Dylan, who just completed Grade 8 at Glenview Public School, knows that not everyone shares his enthusiasm. For years, critics of the Games have been grumbling about traffic chaos, constructi­on and cost overruns. Some citizens have planned to escape the fuss and put their homes on the short-term rental market, though demand is reportedly low on Airbnb, and several dozen listings advertised as Games-handy rentals still sat unwanted on Craigslist in June. In a recent poll on thestar.com, readers who were asked what they are most looking forward to during the Games overwhelmi­ngly chose the response “Nothing. Nothing at all!”

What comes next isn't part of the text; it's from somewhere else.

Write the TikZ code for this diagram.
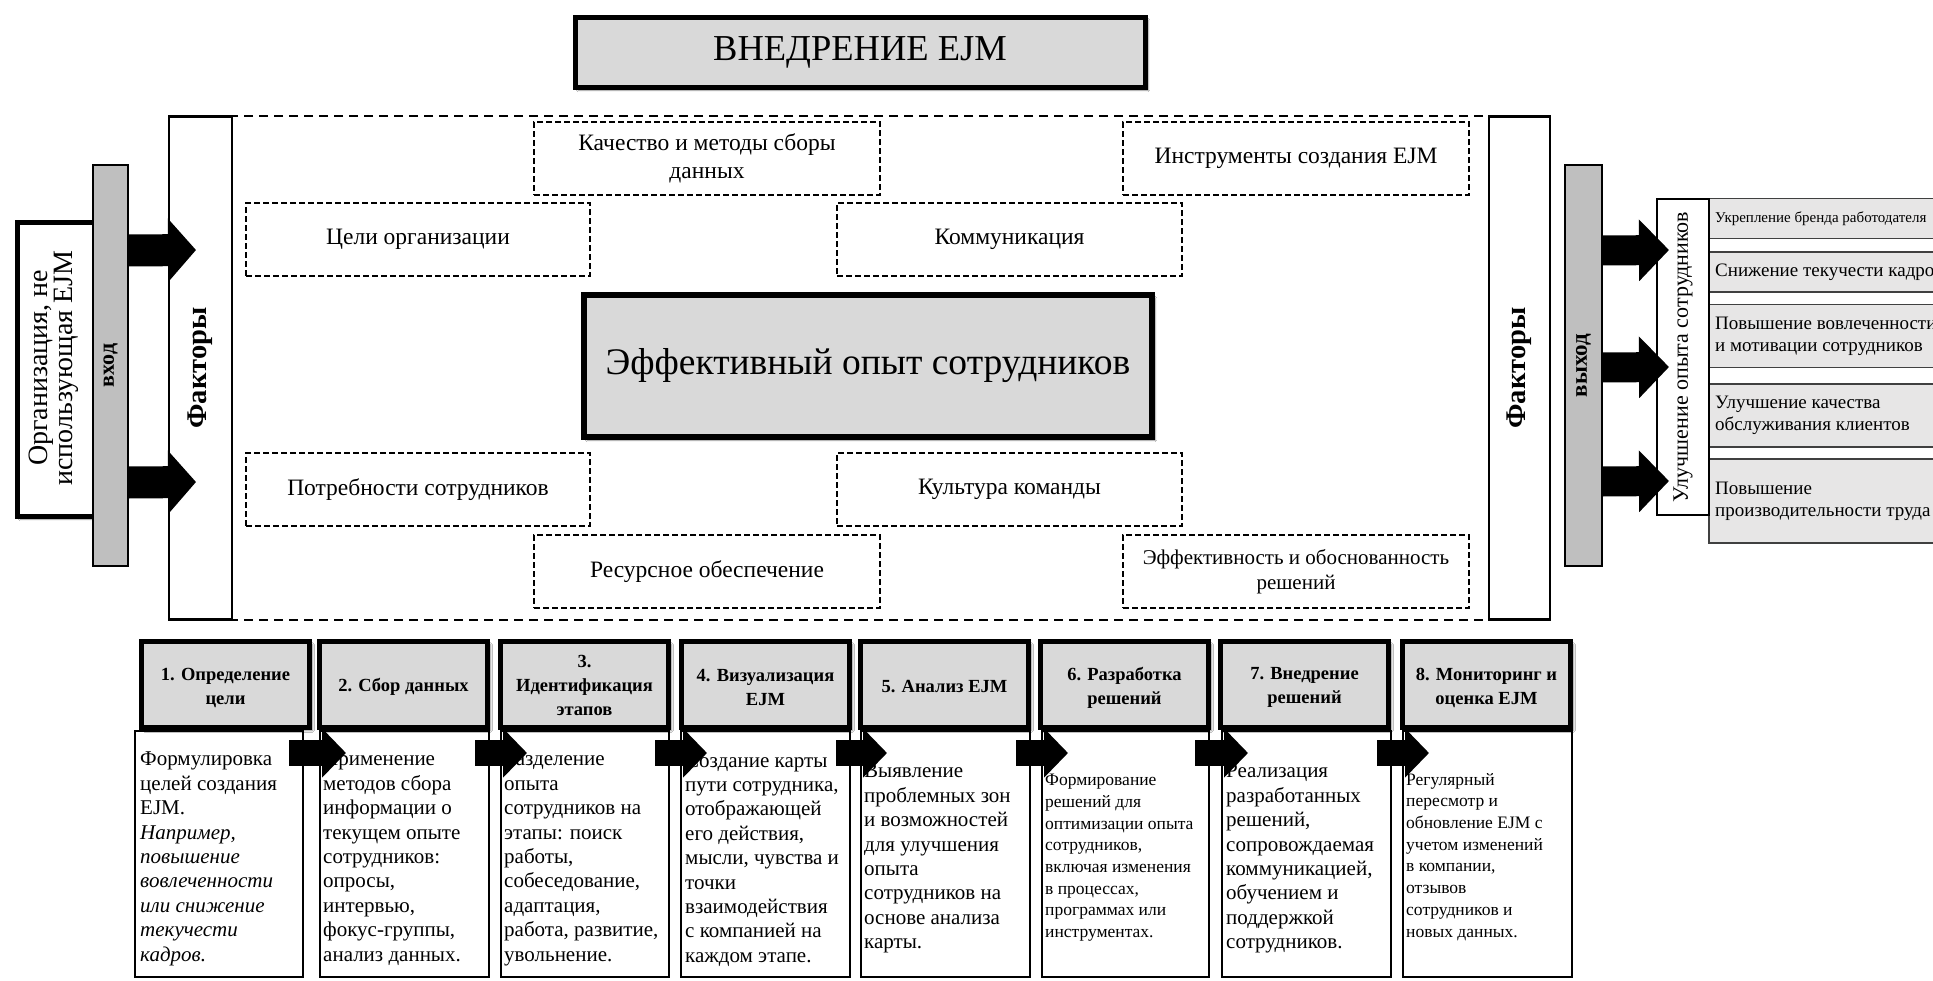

Dylan and other superfans are pretty blasé about this sort of attitude. Suzanne Sewell, a Toronto sport enthusiast who runs the Olympic Games fan site OHCanada Sports, sees the Pam Am Games as a once-in-a-lifetime opportunit­y.

“These aren’t just our up-and-comers; these are our Olympians,” says Sewell, 50. “You get to see how good someone could be. You could end up seeing the future Usain Bolt.”

Dylan, meanwhile, in addition to basketball, has tickets to Pan Am handball and badminton games, events he chose because they were interestin­g “but also affordable,” he says.

Dylan has a wealth of practical knowledge to offer about the Games. He knows you have to be 16 to volunteer, because he found out the hard way. (“Next event,” he says.) He knows about some of the more obscure and quirky events, such as roller figure skating.

Dylan is happy with the Pan Am itinerary he has chosen, but has one more wish: to see a Canadian women’s soccer match at the Games. He and a friend are planning to run a lemonade stand to raise their own money for tickets.

If it doesn’t work out, “I won’t be devastated or anything,” he says. “But if I get to see it, that would be pretty exciting.”